What pisses me off the most about that guy who has had my baseball glove all these years is that it’s in a box. He’s not even using it. If you’re not using it, you should return it….return it….return it…..return it. I’m shoulding, I know. What brings the shoulding to my attention is that echo. Whenever I hear the echo it’s time to take a little inventory. What things do I have that belong to other people that I may or may not still be using. Whether I am using them or not, they ought to go back to their rightful owner.
I would return them, but like the guy with my baseball glove, I never see these people or I see them very rarely – once a decade. Two decades maybe? Too rarely, for me to keep their belongings in my car so that when I do drive back to New York and bump into them serendipitously, I’ll be able to return their stuff. I bet some people don’t even know I still have their stuff. They probably wrote off their possessions once they loaned them to me. I wish I could just call their names out and they’d come and get their things. A special carrier pigeon could fly in my window, I’d stuff it’s backpack with the borrowed object, and it would deliver it in mint condition. However, some things are not still in mint condition.
Mom? I still have two of your beach towels. They’ve been washed so many times the colors have faded. They are not at all in the condition that they were when I borrowed them. In fact, we have had them for so long they’ve been demoted to rags Skye uses to check the oil. Do you still want them back? No, right? Check that one off the list.
Kathleen Kelly? I have your grandmother’s porcelain nut dish with the hydrangeas painted on it that you left behind when you moved out of our apartment to be with that dork and stuck me with all the utilities. Oh, wait. You did pay for half even though you weren’t living there. My bad! Your dish remains unchipped and has been a fine coin collector on my dresser.
College of St. Rose Library? I still have the book City Life by Donald Barthelme. I never got past the second chapter and I held onto it thinking I should finish it, the way I should finish a bowl of brussels sprouts even though they smell like toxic ass. It wasn’t the book, really. It was me. I, as the reader, need to be seduced into reading beyond the first chapter, lest my attention wander onto another dashing author. Perhaps a taller, more robust author. I didn’t abandon City Life. City Life left me high and dry. But this isn’t about my literary needs. This is about you and your book that I haven’t returned. I hope you haven’t replaced it. Or kept adding interest onto my tab. You’re not still sending reminder cards to my old addresses are you?

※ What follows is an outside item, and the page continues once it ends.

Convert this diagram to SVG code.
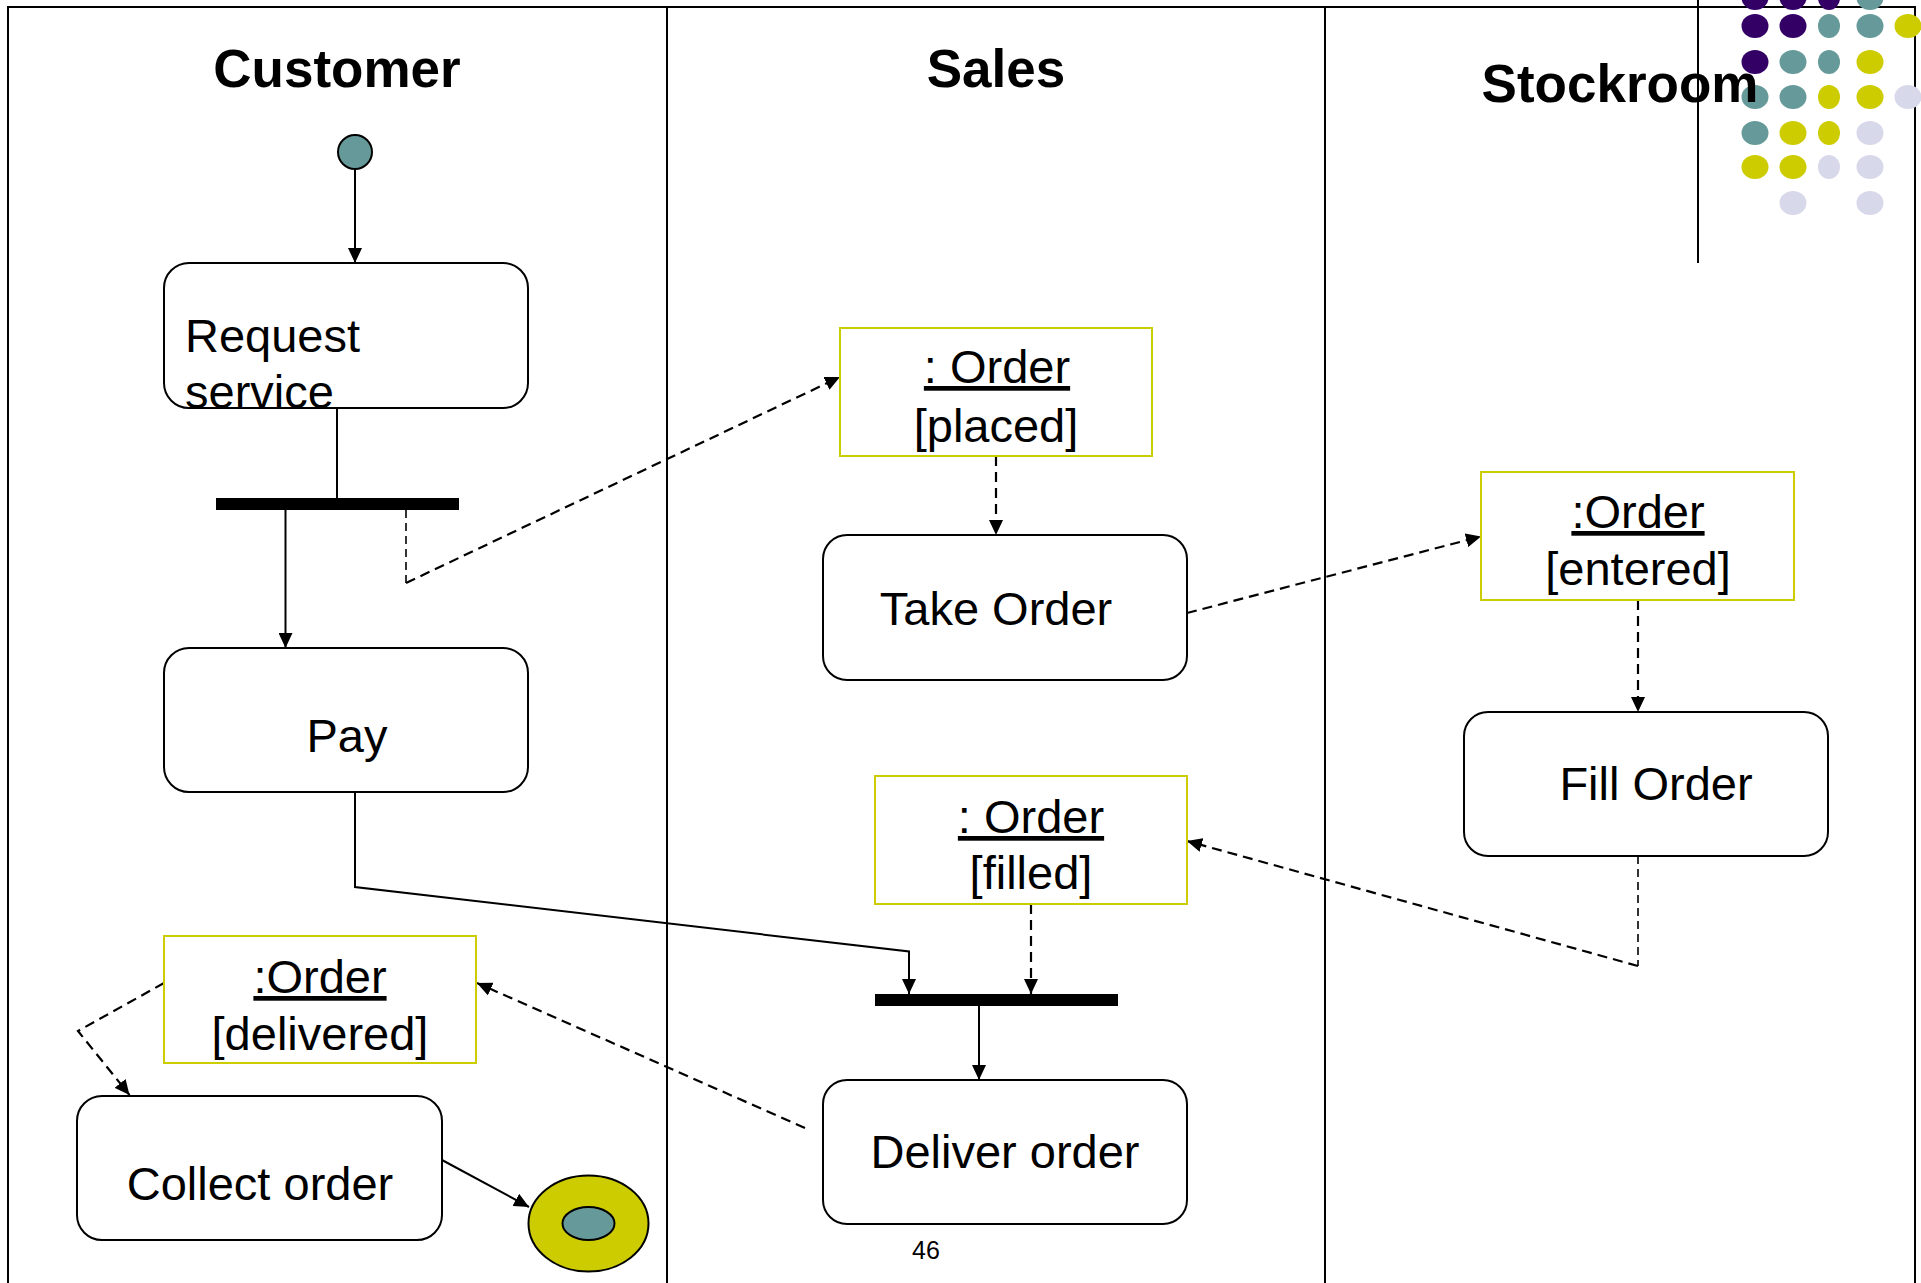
<svg xmlns="http://www.w3.org/2000/svg" width="1921" height="1283" viewBox="0 0 1921 1283">
<style>
.frame{stroke:#000;stroke-width:2;fill:none}
.act{fill:#fff;stroke:#000;stroke-width:2}
.obj{fill:#fff;stroke:#CCCC00;stroke-width:2}
.bar{fill:#000}
.lbl{font-family:"Liberation Sans",Arial,sans-serif;font-size:47px;fill:#000}
.ttl{font-family:"Liberation Sans",Arial,sans-serif;font-size:53px;font-weight:bold;fill:#000;text-anchor:middle}
.mid{text-anchor:middle}
.u{text-decoration:underline}
.sol{stroke:#000;stroke-width:2;fill:none}
.dash{stroke:#000;stroke-width:2.2;fill:none;stroke-dasharray:10 6}
.dthin{stroke:#000;stroke-width:1.6;fill:none;stroke-dasharray:8 5}
.pu{fill:#330066}.te{fill:#669999}.ye{fill:#CCCC00}.la{fill:#D8D8EB}
</style>
<defs>
<marker id="ah" markerUnits="userSpaceOnUse" markerWidth="16" markerHeight="14" refX="15" refY="7" orient="auto">
<path d="M0,0 L15,7 L0,14 z" fill="#000"/>
</marker>
</defs>
<rect width="1921" height="1283" fill="#fff"/>
<g id="frame">
<path class="frame" d="M8,1283 V7 H1915 V1283"/>
<line class="frame" x1="667" y1="7" x2="667" y2="1283"/>
<line class="frame" x1="1325" y1="7" x2="1325" y2="1283"/>
<line class="frame" x1="1698" y1="0" x2="1698" y2="263"/>
</g>
<g id="dots">
<ellipse class="pu" cx="1755" cy="-2" rx="13.5" ry="12"/>
<ellipse class="pu" cx="1793" cy="-2" rx="13.5" ry="12"/>
<ellipse class="pu" cx="1829" cy="-2" rx="11" ry="12"/>
<ellipse class="te" cx="1870" cy="-2" rx="13.5" ry="12"/>
<ellipse class="pu" cx="1755" cy="26" rx="13.5" ry="12"/>
<ellipse class="pu" cx="1793" cy="26" rx="13.5" ry="12"/>
<ellipse class="te" cx="1829" cy="26" rx="11" ry="12"/>
<ellipse class="te" cx="1870" cy="26" rx="13.5" ry="12"/>
<ellipse class="ye" cx="1908" cy="26" rx="13.5" ry="12"/>
<ellipse class="pu" cx="1755" cy="62" rx="13.5" ry="12"/>
<ellipse class="te" cx="1793" cy="62" rx="13.5" ry="12"/>
<ellipse class="te" cx="1829" cy="62" rx="11" ry="12"/>
<ellipse class="ye" cx="1870" cy="62" rx="13.5" ry="12"/>
<ellipse class="te" cx="1755" cy="97" rx="13.5" ry="12"/>
<ellipse class="te" cx="1793" cy="97" rx="13.5" ry="12"/>
<ellipse class="ye" cx="1829" cy="97" rx="11" ry="12"/>
<ellipse class="ye" cx="1870" cy="97" rx="13.5" ry="12"/>
<ellipse class="la" cx="1908" cy="97" rx="13.5" ry="12"/>
<ellipse class="te" cx="1755" cy="133" rx="13.5" ry="12"/>
<ellipse class="ye" cx="1793" cy="133" rx="13.5" ry="12"/>
<ellipse class="ye" cx="1829" cy="133" rx="11" ry="12"/>
<ellipse class="la" cx="1870" cy="133" rx="13.5" ry="12"/>
<ellipse class="ye" cx="1755" cy="167" rx="13.5" ry="12"/>
<ellipse class="ye" cx="1793" cy="167" rx="13.5" ry="12"/>
<ellipse class="la" cx="1829" cy="167" rx="11" ry="12"/>
<ellipse class="la" cx="1870" cy="167" rx="13.5" ry="12"/>
<ellipse class="la" cx="1793" cy="203" rx="13.5" ry="12"/>
<ellipse class="la" cx="1870" cy="203" rx="13.5" ry="12"/>
</g>
<g id="titles">
<text class="ttl" x="337" y="87">Customer</text>
<text class="ttl" x="996" y="87">Sales</text>
<text class="ttl" x="1620" y="102">Stockroom</text>
</g>
<g id="connectors">
<line class="sol" x1="355" y1="169" x2="355" y2="263" marker-end="url(#ah)"/>
<line class="sol" x1="337" y1="408" x2="337" y2="498" stroke-width="1.5"/>
<line class="sol" x1="285.5" y1="510" x2="285.5" y2="648" marker-end="url(#ah)"/>
<polyline class="dthin" points="406,510 406,583" />
<line class="dash" x1="406" y1="583" x2="840" y2="377" marker-end="url(#ah)"/>
<line class="dash" x1="996" y1="456" x2="996" y2="535" marker-end="url(#ah)"/>
<line class="dash" x1="1187" y1="613" x2="1481" y2="536.5" marker-end="url(#ah)"/>
<line class="dash" x1="1638" y1="600" x2="1638" y2="712" marker-end="url(#ah)"/>
<polyline class="dthin" points="1638,856 1638,966"/>
<line class="dash" x1="1638" y1="966" x2="1187" y2="841" marker-end="url(#ah)"/>
<line class="dash" x1="1031" y1="904" x2="1031" y2="994" marker-end="url(#ah)"/>
<polyline class="sol" points="355,792 355,887 909,951.5 909,994" marker-end="url(#ah)"/>
<line class="sol" x1="979" y1="1006" x2="979" y2="1080" marker-end="url(#ah)"/>
<line class="dash" x1="805" y1="1128" x2="477" y2="983" marker-end="url(#ah)"/>
<polyline class="dash" points="164,983 78,1031 129.5,1095" marker-end="url(#ah)"/>
<line class="sol" x1="442" y1="1160" x2="529" y2="1207" marker-end="url(#ah)"/>
</g>
<g id="initial">
<circle cx="355" cy="152" r="17" fill="#669999" stroke="#000" stroke-width="2"/>
</g>
<g id="request-service">
<rect class="act" x="164" y="263" width="364" height="145" rx="25"/>
<text class="lbl" x="185" y="352">Request</text>
<text class="lbl" x="185" y="408">service</text>
</g>
<g id="fork">
<rect class="bar" x="216" y="498" width="243" height="12"/>
</g>
<g id="pay">
<rect class="act" x="164" y="648" width="364" height="144" rx="25"/>
<text class="lbl mid" x="347" y="752">Pay</text>
</g>
<g id="order-placed">
<rect class="obj" x="840" y="328" width="312" height="128"/>
<text class="lbl mid u" x="997" y="383">: Order</text>
<text class="lbl mid" x="996" y="442">[placed]</text>
</g>
<g id="take-order">
<rect class="act" x="823" y="535" width="364" height="145" rx="24"/>
<text class="lbl mid" x="996" y="625">Take Order</text>
</g>
<g id="order-entered">
<rect class="obj" x="1481" y="472" width="313" height="128"/>
<text class="lbl mid u" x="1638" y="528">:Order</text>
<text class="lbl mid" x="1638" y="585">[entered]</text>
</g>
<g id="fill-order">
<rect class="act" x="1464" y="712" width="364" height="144" rx="24"/>
<text class="lbl mid" x="1656" y="800">Fill Order</text>
</g>
<g id="order-filled">
<rect class="obj" x="875" y="776" width="312" height="128"/>
<text class="lbl mid u" x="1031" y="833">: Order</text>
<text class="lbl mid" x="1031" y="889">[filled]</text>
</g>
<g id="join">
<rect class="bar" x="875" y="994" width="243" height="12"/>
</g>
<g id="deliver-order">
<rect class="act" x="823" y="1080" width="364" height="144" rx="24"/>
<text class="lbl mid" x="1005" y="1168">Deliver order</text>
</g>
<g id="order-delivered">
<rect class="obj" x="164" y="936" width="312" height="127"/>
<text class="lbl mid u" x="320" y="993">:Order</text>
<text class="lbl mid" x="320" y="1050">[delivered]</text>
</g>
<g id="collect-order">
<rect class="act" x="77" y="1096" width="365" height="144" rx="25"/>
<text class="lbl mid" x="260" y="1200">Collect order</text>
</g>
<g id="final">
<ellipse cx="588.5" cy="1223.5" rx="60" ry="48" fill="#CCCC00" stroke="#000" stroke-width="2"/>
<ellipse cx="588.5" cy="1223.5" rx="26" ry="16.5" fill="#669999" stroke="#000" stroke-width="2"/>
</g>
<text x="926" y="1259" font-family="Liberation Sans, Arial, sans-serif" font-size="25" text-anchor="middle">46</text>
</svg>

Sheri Brethel? I have three of your books that you bravely loaned me. I am still reading one. The other two I will probably never get to and should return to you at tap class that I keep blowing off. Damn it!
Janet? I have one of your camping mugs from our last campout, and a fork. I only use the fork as a last resort. It doesn’t get used as often as any of my other forks. I’m keeping it nice. Really, I can’t stand using it. The prongs are bent and it doesn’t pick up anything. I promise I will remember to pack it when we go camping next summer. You know me!
Sr. Joan Lesczynski? It has been so long that I have had your book Walden Pond you have since left the nunnery. You changed completely. I am still the same. Please forgive me, if you still do that part of the Catholic thing.
David Herr? I apologize for keeping your salad spoon for so long. If it makes you feel any better, I think of you every time I use it. I still refer to it as yours. Of all the things I have that belong to other people, your spoon that you like so well, is the one I feel guiltiest about because I have no intention of returning it. I love it so much, I will avoid visiting you for the rest of my life because I don’t want to have to return your salad spoon.
Pam? I left that John Mayer CD on your porch when I found it while cleaning out my garage. Sorry I had it so long. We aren’t friends anymore. I didn’t leave you a note when I dropped it off, not to put the nail in the coffin on our dead friendship, but because I didn’t have any paper. If I had, I would have written a nice note because really and truly I do miss you.
Karma? I see how you roll. I ‘fessed up to everyone about my lousy return policy. Now does that get me any closer to getting my baseball glove back or do I have to drive back to New York and return these items from that portion in my life when I was extremely into permanent borrowing, the way a certain baseball glove hoarder is into permanently not searching out which box he put my glove in, and mailing it back to me?